■ **WRITTEN EXERCISE**: Omit any picture, and return the remaining data exactly as written.

■ **SOURCE DATA**:
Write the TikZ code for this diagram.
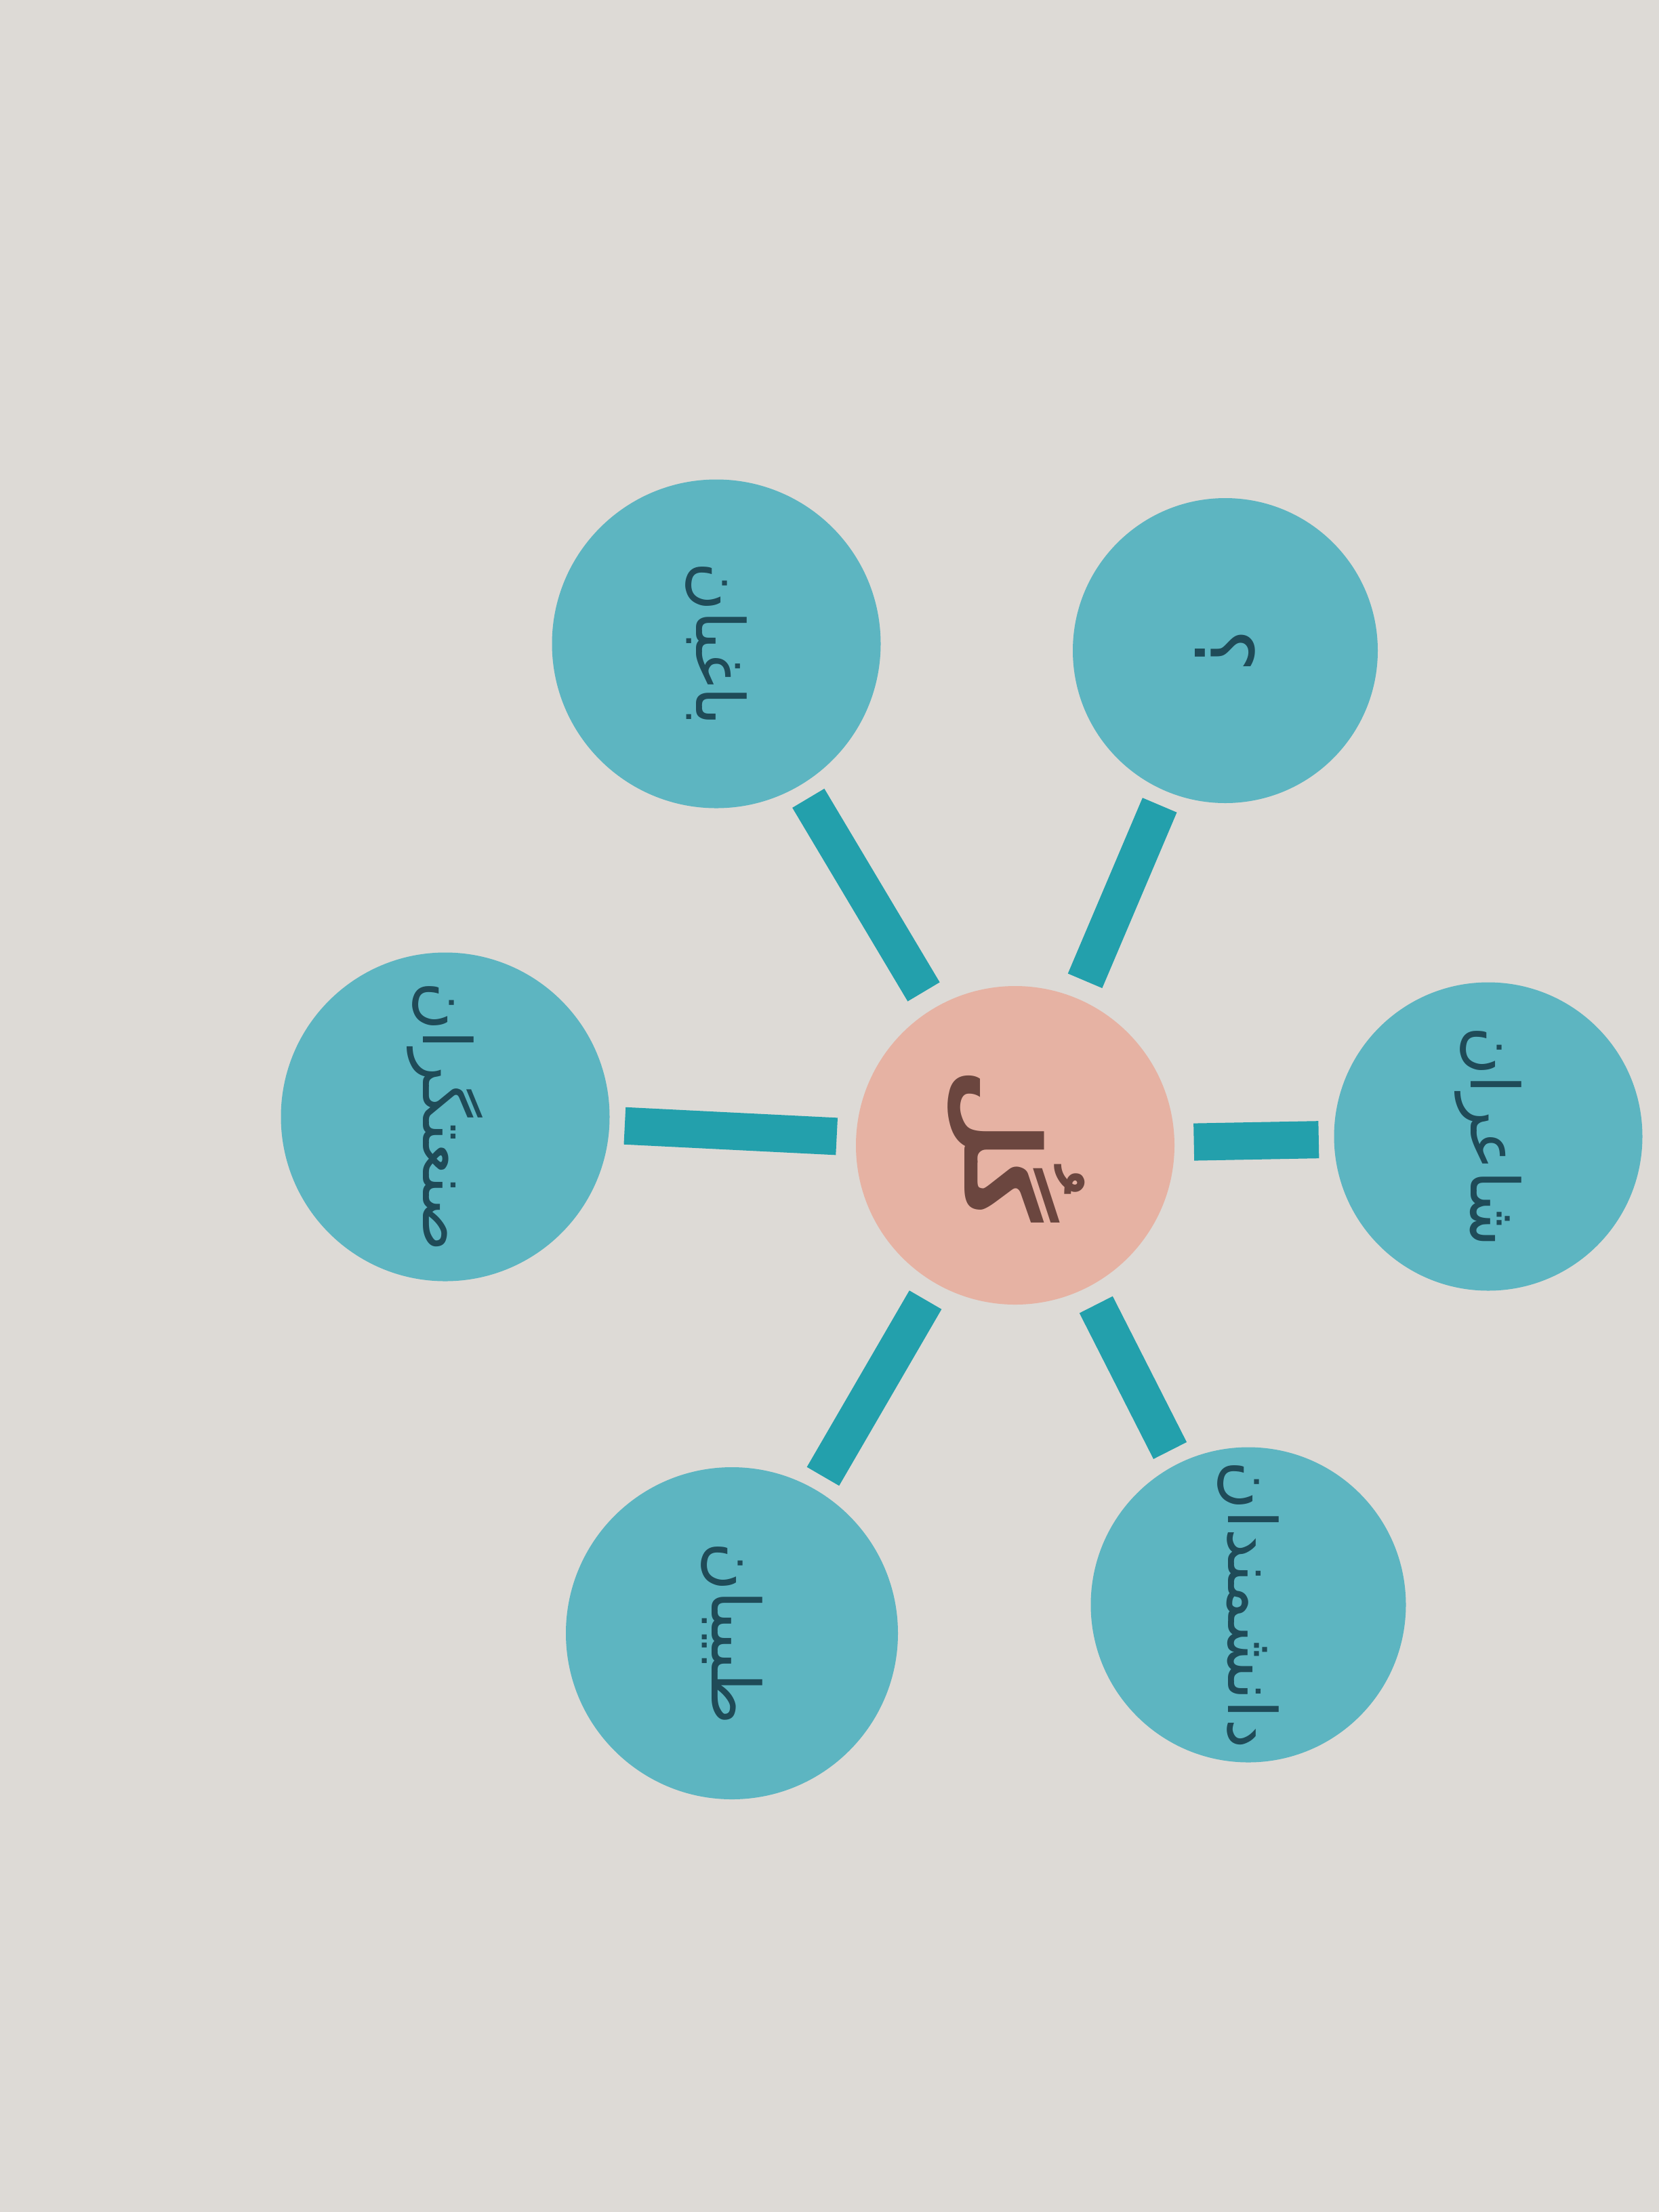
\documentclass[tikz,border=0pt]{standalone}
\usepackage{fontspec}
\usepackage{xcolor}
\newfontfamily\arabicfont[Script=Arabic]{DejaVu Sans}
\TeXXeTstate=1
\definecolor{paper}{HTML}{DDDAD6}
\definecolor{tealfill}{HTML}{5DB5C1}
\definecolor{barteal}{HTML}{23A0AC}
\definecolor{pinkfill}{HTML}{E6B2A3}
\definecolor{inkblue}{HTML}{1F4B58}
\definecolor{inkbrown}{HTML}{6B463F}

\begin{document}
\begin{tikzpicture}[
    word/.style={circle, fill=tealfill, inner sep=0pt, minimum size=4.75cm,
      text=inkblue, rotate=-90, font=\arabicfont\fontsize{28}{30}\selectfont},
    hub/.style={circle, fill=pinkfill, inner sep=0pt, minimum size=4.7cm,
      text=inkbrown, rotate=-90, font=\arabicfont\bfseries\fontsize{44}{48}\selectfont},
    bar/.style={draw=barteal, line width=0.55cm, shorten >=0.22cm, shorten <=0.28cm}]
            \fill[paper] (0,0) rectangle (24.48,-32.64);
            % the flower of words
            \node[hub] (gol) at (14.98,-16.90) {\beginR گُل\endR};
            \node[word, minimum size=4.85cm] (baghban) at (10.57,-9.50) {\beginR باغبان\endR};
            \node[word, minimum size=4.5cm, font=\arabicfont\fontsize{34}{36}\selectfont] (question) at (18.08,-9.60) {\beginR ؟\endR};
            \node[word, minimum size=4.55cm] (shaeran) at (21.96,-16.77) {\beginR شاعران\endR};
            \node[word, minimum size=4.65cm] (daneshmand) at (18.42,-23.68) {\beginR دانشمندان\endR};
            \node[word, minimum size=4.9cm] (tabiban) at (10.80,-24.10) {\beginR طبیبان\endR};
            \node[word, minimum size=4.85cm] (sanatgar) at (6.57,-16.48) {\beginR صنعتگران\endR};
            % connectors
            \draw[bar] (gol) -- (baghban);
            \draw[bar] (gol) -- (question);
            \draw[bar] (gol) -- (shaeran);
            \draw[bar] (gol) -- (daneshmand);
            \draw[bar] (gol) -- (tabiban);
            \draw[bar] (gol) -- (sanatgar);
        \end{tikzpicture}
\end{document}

■ **SOLUTION TO THIS EXERCISE**:
Write the TikZ code for this diagram.
\documentclass[tikz,border=0pt]{standalone}
\usepackage{fontspec}
\usepackage{xcolor}
\newfontfamily\arabicfont[Script=Arabic]{DejaVu Sans}
\TeXXeTstate=1
\definecolor{paper}{HTML}{DDDAD6}
\definecolor{tealfill}{HTML}{5DB5C1}
\definecolor{barteal}{HTML}{23A0AC}
\definecolor{pinkfill}{HTML}{E6B2A3}
\definecolor{inkblue}{HTML}{1F4B58}
\definecolor{inkbrown}{HTML}{6B463F}

\begin{document}
\begin{tikzpicture}[
    word/.style={circle, fill=tealfill, inner sep=0pt, minimum size=4.75cm,
      text=inkblue, rotate=-90, font=\arabicfont\fontsize{28}{30}\selectfont},
    hub/.style={circle, fill=pinkfill, inner sep=0pt, minimum size=4.7cm,
      text=inkbrown, rotate=-90, font=\arabicfont\bfseries\fontsize{44}{48}\selectfont},
    bar/.style={draw=barteal, line width=0.55cm, shorten >=0.22cm, shorten <=0.28cm}]
            \fill[paper] (0,0) rectangle (24.48,-32.64);
            % the flower of words
            \node[hub] (gol) at (14.98,-16.90) {\beginR گُل\endR};
            \node[word, minimum size=4.85cm] (baghban) at (10.57,-9.50) {\beginR باغبان\endR};
            \node[word, minimum size=4.5cm, font=\arabicfont\fontsize{34}{36}\selectfont] (question) at (18.08,-9.60) {\beginR ؟\endR};
            \node[word, minimum size=4.55cm] (shaeran) at (21.96,-16.77) {\beginR شاعران\endR};
            \node[word, minimum size=4.65cm] (daneshmand) at (18.42,-23.68) {\beginR دانشمندان\endR};
            \node[word, minimum size=4.9cm] (tabiban) at (10.80,-24.10) {\beginR طبیبان\endR};
            \node[word, minimum size=4.85cm] (sanatgar) at (6.57,-16.48) {\beginR صنعتگران\endR};
            % connectors
            \draw[bar] (gol) -- (baghban);
            \draw[bar] (gol) -- (question);
            \draw[bar] (gol) -- (shaeran);
            \draw[bar] (gol) -- (daneshmand);
            \draw[bar] (gol) -- (tabiban);
            \draw[bar] (gol) -- (sanatgar);
        \end{tikzpicture}
\end{document}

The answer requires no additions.